With the images removed, repeat the data below exactly.

Available data:
--------------------------------
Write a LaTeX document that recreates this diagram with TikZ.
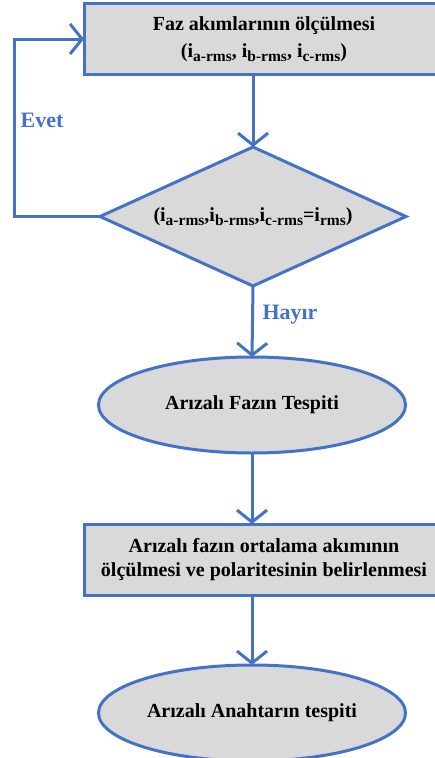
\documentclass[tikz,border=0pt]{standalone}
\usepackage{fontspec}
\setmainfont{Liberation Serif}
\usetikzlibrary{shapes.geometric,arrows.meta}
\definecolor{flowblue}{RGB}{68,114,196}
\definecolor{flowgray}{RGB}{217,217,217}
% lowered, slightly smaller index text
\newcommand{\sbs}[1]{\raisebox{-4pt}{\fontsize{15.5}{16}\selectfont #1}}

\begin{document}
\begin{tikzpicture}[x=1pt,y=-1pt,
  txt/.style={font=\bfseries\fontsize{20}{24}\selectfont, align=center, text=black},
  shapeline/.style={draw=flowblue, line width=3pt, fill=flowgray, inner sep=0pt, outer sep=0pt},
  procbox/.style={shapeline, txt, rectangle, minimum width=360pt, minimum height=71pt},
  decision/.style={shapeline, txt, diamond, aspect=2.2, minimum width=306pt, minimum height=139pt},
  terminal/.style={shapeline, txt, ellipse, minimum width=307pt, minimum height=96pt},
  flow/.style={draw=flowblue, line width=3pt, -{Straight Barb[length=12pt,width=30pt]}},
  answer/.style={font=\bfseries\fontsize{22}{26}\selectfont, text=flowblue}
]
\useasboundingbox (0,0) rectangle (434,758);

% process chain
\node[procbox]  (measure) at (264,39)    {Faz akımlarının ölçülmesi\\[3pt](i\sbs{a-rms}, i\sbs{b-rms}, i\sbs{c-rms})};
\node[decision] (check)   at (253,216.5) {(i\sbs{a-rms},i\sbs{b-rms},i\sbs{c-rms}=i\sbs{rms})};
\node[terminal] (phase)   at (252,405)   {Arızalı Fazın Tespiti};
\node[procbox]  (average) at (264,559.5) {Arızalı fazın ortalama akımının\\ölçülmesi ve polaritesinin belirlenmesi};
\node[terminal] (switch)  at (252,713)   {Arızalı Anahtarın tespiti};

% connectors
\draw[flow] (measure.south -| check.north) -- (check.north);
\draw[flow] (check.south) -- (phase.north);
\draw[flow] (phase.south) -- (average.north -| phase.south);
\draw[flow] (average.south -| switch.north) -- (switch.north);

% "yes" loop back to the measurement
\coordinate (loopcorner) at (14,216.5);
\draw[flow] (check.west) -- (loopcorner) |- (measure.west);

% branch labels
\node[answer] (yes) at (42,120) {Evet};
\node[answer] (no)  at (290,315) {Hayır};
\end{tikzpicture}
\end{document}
--------------------------------
Task result:
Write a LaTeX document that recreates this diagram with TikZ.
\documentclass[tikz,border=0pt]{standalone}
\usepackage{fontspec}
\setmainfont{Liberation Serif}
\usetikzlibrary{shapes.geometric,arrows.meta}
\definecolor{flowblue}{RGB}{68,114,196}
\definecolor{flowgray}{RGB}{217,217,217}
% lowered, slightly smaller index text
\newcommand{\sbs}[1]{\raisebox{-4pt}{\fontsize{15.5}{16}\selectfont #1}}

\begin{document}
\begin{tikzpicture}[x=1pt,y=-1pt,
  txt/.style={font=\bfseries\fontsize{20}{24}\selectfont, align=center, text=black},
  shapeline/.style={draw=flowblue, line width=3pt, fill=flowgray, inner sep=0pt, outer sep=0pt},
  procbox/.style={shapeline, txt, rectangle, minimum width=360pt, minimum height=71pt},
  decision/.style={shapeline, txt, diamond, aspect=2.2, minimum width=306pt, minimum height=139pt},
  terminal/.style={shapeline, txt, ellipse, minimum width=307pt, minimum height=96pt},
  flow/.style={draw=flowblue, line width=3pt, -{Straight Barb[length=12pt,width=30pt]}},
  answer/.style={font=\bfseries\fontsize{22}{26}\selectfont, text=flowblue}
]
\useasboundingbox (0,0) rectangle (434,758);

% process chain
\node[procbox]  (measure) at (264,39)    {Faz akımlarının ölçülmesi\\[3pt](i\sbs{a-rms}, i\sbs{b-rms}, i\sbs{c-rms})};
\node[decision] (check)   at (253,216.5) {(i\sbs{a-rms},i\sbs{b-rms},i\sbs{c-rms}=i\sbs{rms})};
\node[terminal] (phase)   at (252,405)   {Arızalı Fazın Tespiti};
\node[procbox]  (average) at (264,559.5) {Arızalı fazın ortalama akımının\\ölçülmesi ve polaritesinin belirlenmesi};
\node[terminal] (switch)  at (252,713)   {Arızalı Anahtarın tespiti};

% connectors
\draw[flow] (measure.south -| check.north) -- (check.north);
\draw[flow] (check.south) -- (phase.north);
\draw[flow] (phase.south) -- (average.north -| phase.south);
\draw[flow] (average.south -| switch.north) -- (switch.north);

% "yes" loop back to the measurement
\coordinate (loopcorner) at (14,216.5);
\draw[flow] (check.west) -- (loopcorner) |- (measure.west);

% branch labels
\node[answer] (yes) at (42,120) {Evet};
\node[answer] (no)  at (290,315) {Hayır};
\end{tikzpicture}
\end{document}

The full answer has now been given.